╭─ DATA BLOCK

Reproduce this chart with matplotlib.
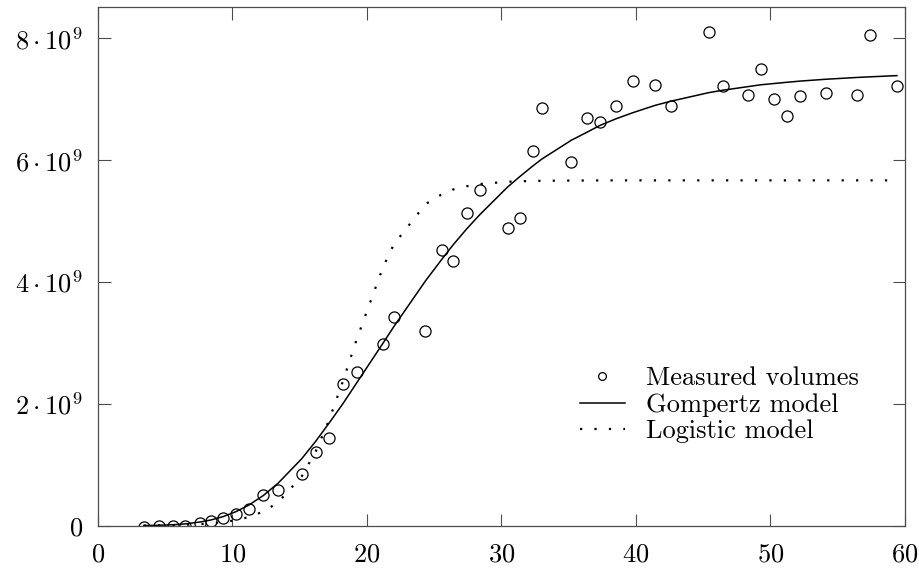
import matplotlib
matplotlib.use('Agg')
import matplotlib.pyplot as plt

plt.rcParams['font.family'] = 'serif'
plt.rcParams['font.serif'] = ['cmr10']
plt.rcParams['mathtext.fontset'] = 'cm'
plt.rcParams['axes.unicode_minus'] = False

# measured tumour volumes (time, volume in units of 1e9)
days = [3.4, 4.5, 5.6, 6.5, 7.6, 8.4, 9.3, 10.25, 11.2, 12.3, 13.4, 15.15, 16.2, 17.2,
        18.2, 19.25, 21.2, 22.0, 24.35, 25.55, 26.4, 27.4, 28.4, 30.45, 31.35, 32.35,
        33.0, 35.2, 36.35, 37.3, 38.5, 39.75, 41.4, 42.6, 45.4, 46.45, 48.35, 49.3,
        50.25, 51.2, 52.2, 54.1, 56.45, 57.4, 59.4]
measured = [-0.02, 0.0, 0.0, 0.0, 0.04, 0.08, 0.13, 0.2, 0.28, 0.5, 0.58, 0.85, 1.21, 1.44,
            2.32, 2.52, 2.99, 3.42, 3.2, 4.53, 4.35, 5.13, 5.52, 4.88, 5.06, 6.15,
            6.86, 5.97, 6.69, 6.63, 6.89, 7.3, 7.24, 6.89, 8.1, 7.22, 7.07, 7.5,
            7.01, 6.73, 7.06, 7.1, 7.07, 8.06, 7.22]
# model values at the same times
gompertz = [0.002, 0.007, 0.016, 0.03, 0.061, 0.094, 0.149, 0.23, 0.336, 0.497, 0.70, 1.10,
            1.39, 1.69, 2.0, 2.35, 3.0, 3.27, 4.02, 4.37, 4.61, 4.87, 5.11, 5.56, 5.73,
            5.91, 6.02, 6.33, 6.46, 6.57, 6.68, 6.78, 6.9, 6.97, 7.11, 7.15, 7.21, 7.24,
            7.26, 7.28, 7.3, 7.33, 7.36, 7.37, 7.39]
logistic = [0.004, 0.006, 0.01, 0.015, 0.026, 0.038, 0.058, 0.09, 0.14, 0.233, 0.384, 0.812,
            1.226, 1.745, 2.366, 3.07, 4.25, 4.62, 5.28, 5.44, 5.52, 5.573, 5.61, 5.647,
            5.655, 5.661, 5.663, 5.667, 5.668, 5.669, 5.67, 5.67, 5.67, 5.67, 5.67, 5.67,
            5.67, 5.67, 5.67, 5.67, 5.67, 5.67, 5.67, 5.67, 5.67]

scale = 1e9
fig = plt.figure(figsize=(9.2, 5.69), dpi=100)
ax = fig.add_axes([0.1065, 0.0761, 0.8772, 0.9109])

ax.plot(days, [v * scale for v in measured], 'o', mfc='none', mec='black',
        ms=8, mew=0.9, label='Measured volumes')
ax.plot(days, [v * scale for v in gompertz], '-', color='black', lw=1.1,
        label='Gompertz model')
ax.plot(days, [v * scale for v in logistic], color='black', lw=1.6,
        linestyle=(0, (1, 5.5)), dash_capstyle='butt', label='Logistic model')

ax.set_xlim(0, 60)
ax.set_ylim(0, 8.51e9)
ax.set_xticks(range(0, 61, 10))
ax.set_yticks([0, 2e9, 4e9, 6e9, 8e9])
ax.set_yticklabels(['$0$', r'$2\cdot10^9$', r'$4\cdot10^9$', r'$6\cdot10^9$', r'$8\cdot10^9$'])
ax.set_xticklabels(['$%d$' % t for t in range(0, 61, 10)])
ax.tick_params(direction='in', length=9, width=0.8, top=True, right=True,
               labelsize=19, color='0.3')
ax.tick_params(axis='x', pad=12)
ax.tick_params(axis='y', pad=11)
for s in ax.spines.values():
    s.set_color('0.3')
    s.set_linewidth(0.9)

leg = ax.legend(loc='center left', bbox_to_anchor=(0.581, 0.233), frameon=False,
                fontsize=19, handlelength=1.7, handletextpad=0.8, labelspacing=0.1,
                borderpad=0, markerscale=0.7)

fig.savefig('out.png', dpi=100)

╰─

#### THE EXERCISE:
Leave the pictures out and reproduce exactly the lines from the top of the listing above through the line with "plt.rcParams['axes.unicode_minus'] = False".

#### SOLUTION TO THE PROBLEM:
Reproduce this chart with matplotlib.
import matplotlib
matplotlib.use('Agg')
import matplotlib.pyplot as plt

plt.rcParams['font.family'] = 'serif'
plt.rcParams['font.serif'] = ['cmr10']
plt.rcParams['mathtext.fontset'] = 'cm'
plt.rcParams['axes.unicode_minus'] = False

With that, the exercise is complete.